Admission to graduate programs in psychology is extremely competitive. Plan ahead to make sure you have all the necessary pieces in place. Here are some helpful tips on navigating the process:

  • Identify target schools. Refer to Graduate Study in Psychology (ISBN: 978-1-4338-0535-6), the American Psychological Association’s compendium of all the graduate psychology programs in the United States and Canada. It includes valuable information about the application process and admissions history at each school. You may refer to the Department of Psychology’s copy of the book or purchase your own.
  • Allow enough time. Application to graduate school can be a long process, particularly if you are applying to several programs. Allow enough time to search for graduate programs that may interest you, prepare and take admission exams if required, send transcripts, give faculty members enough time to write letters of recommendation, and make certain that you have completed the application process before the deadline dates. Graduate programs often have deadlines that may not allow for late applications.
  • Obtain letters of reference. Most graduate schools ask for letters of reference as part of the application process. Reference letters offer the opportunity to showcase you and your accomplishments. The best letter will be written by a faculty member who has taught you, advised you, supervised your independent research and spoken to you about your plans and goals.
  • Take the Graduate Record Examination. Many graduate programs require you to take the Graduate Record Examination (GRE). This test has two main parts, the General Test and the Subject Test. The General Test includes Verbal, Quantitative and Analytic Writing sections. The Subject Test covers your undergraduate major. This test must be taken before you begin the application process.
  • Consider location. Because graduate study in psychology is very competitive, limiting yourself geographically (“I must stay in Chicago”) can have a serious impact on your ability to find a program that is a good fit. Schools in major metropolitan areas are very attractive to applicants from around the country. If you are willing to travel to a different location (such as North Dakota, Alabama or Oklahoma) for the few years that it will take to earn a graduate degree, you may increase your odds of being admitted to a graduate program.

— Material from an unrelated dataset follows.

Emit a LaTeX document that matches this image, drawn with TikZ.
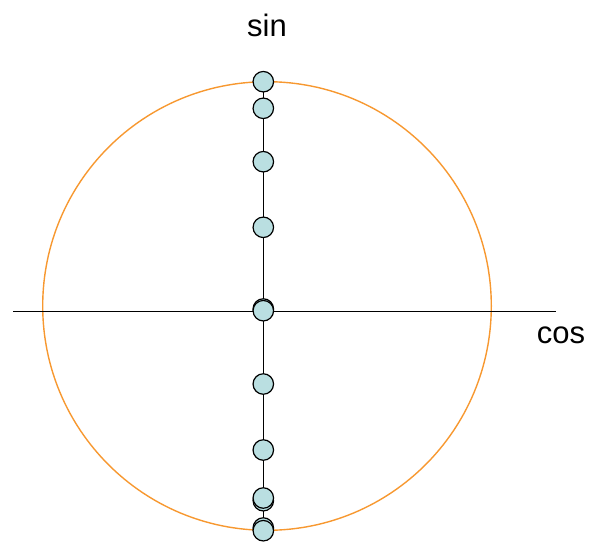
\documentclass[tikz,border=0pt]{standalone}
\usepackage{fontspec}
\setmainfont{Liberation Sans}
\definecolor{ringorange}{RGB}{247,152,48}
\definecolor{dotfill}{RGB}{186,223,225}
\begin{document}
\begin{tikzpicture}[x=1pt,y=-1pt,
  dotnode/.style={circle,draw=black,fill=dotfill,line width=1.2pt,minimum size=20.5pt,inner sep=0pt},
  axisline/.style={draw=black,line width=1.1pt},
  ring/.style={draw=ringorange,line width=1.4pt},
  lbl/.style={font=\fontsize{31}{36}\selectfont,inner sep=0pt}]
\useasboundingbox (0,0) rectangle (591,543);
\draw[ring] (267,306) circle (224.3);
\coordinate (axl) at (13,311.5);
\coordinate (axr) at (556,311.5);
\draw[axisline] (axl) -- (axr);
\coordinate (vt) at (263.3,81.7);
\coordinate (vb) at (263.3,530.7);
\draw[axisline] (vt) -- (vb);
\node[dotnode] (d1) at (263.3,81.7) {};
\node[dotnode] (d2) at (263.3,108.3) {};
\node[dotnode] (d3) at (263.3,161.7) {};
\node[dotnode] (d4) at (263.3,227.3) {};
\node[dotnode] (d5) at (263.3,309) {};
\node[dotnode] (d6) at (263.3,310.7) {};
\node[dotnode] (d7) at (263.3,384) {};
\node[dotnode] (d8) at (263.3,450) {};
\node[dotnode] (d10) at (263.3,500.7) {};
\node[dotnode] (d9) at (263.3,498) {};
\node[dotnode] (d11) at (263.3,528) {};
\node[dotnode] (d12) at (263.3,530.7) {};
\node[lbl,anchor=base] (sinl) at (267,37) {sin};
\node[lbl,anchor=base] (cosl) at (561,343) {cos};
\end{tikzpicture}
\end{document}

For more tips, check out Mary Petrosko’s paper, “So You Want to Go to Graduate School (pdf).” A 2009 graduate of Dominican, Petrosko successfully navigated her way through the graduate school application process.

PhD Programs

PhD programs are offered by major research institutions such as DePaul University, the University of Illinois and Northwestern University. PhD students ordinarily must attend on a full-time basis.

PhD programs are competitive. A university may receive 300 to 400 applications for fewer than 10 open slots.

It is difficult to enter a PhD program without completing an independent research project as an undergraduate. At Dominican, you can gain research experience by doing an Honors project or a Degree with Distinction project. Get an early start: ask your Dominican advisor about doing independent research before the end of your second year of study.

PhD programs favor applicants who have a strong mathematics and natural science background. Take as many courses in these areas as you can, particularly biology, neuroscience and math through calculus. Even better: earn a minor in one of these areas.

PsyD Programs

PsyD programs are typically offered in freestanding schools of psychology. This degree is based on the professional model of training, which focuses on applied training in clinical settings. Students are prepared for professional clinical service, not research or teaching.

PsyD programs typically admit much larger classes of students than PhD programs, and they usually offer little, if any, financial aid. PsyD students typically fund their education through savings, earnings or educational loans.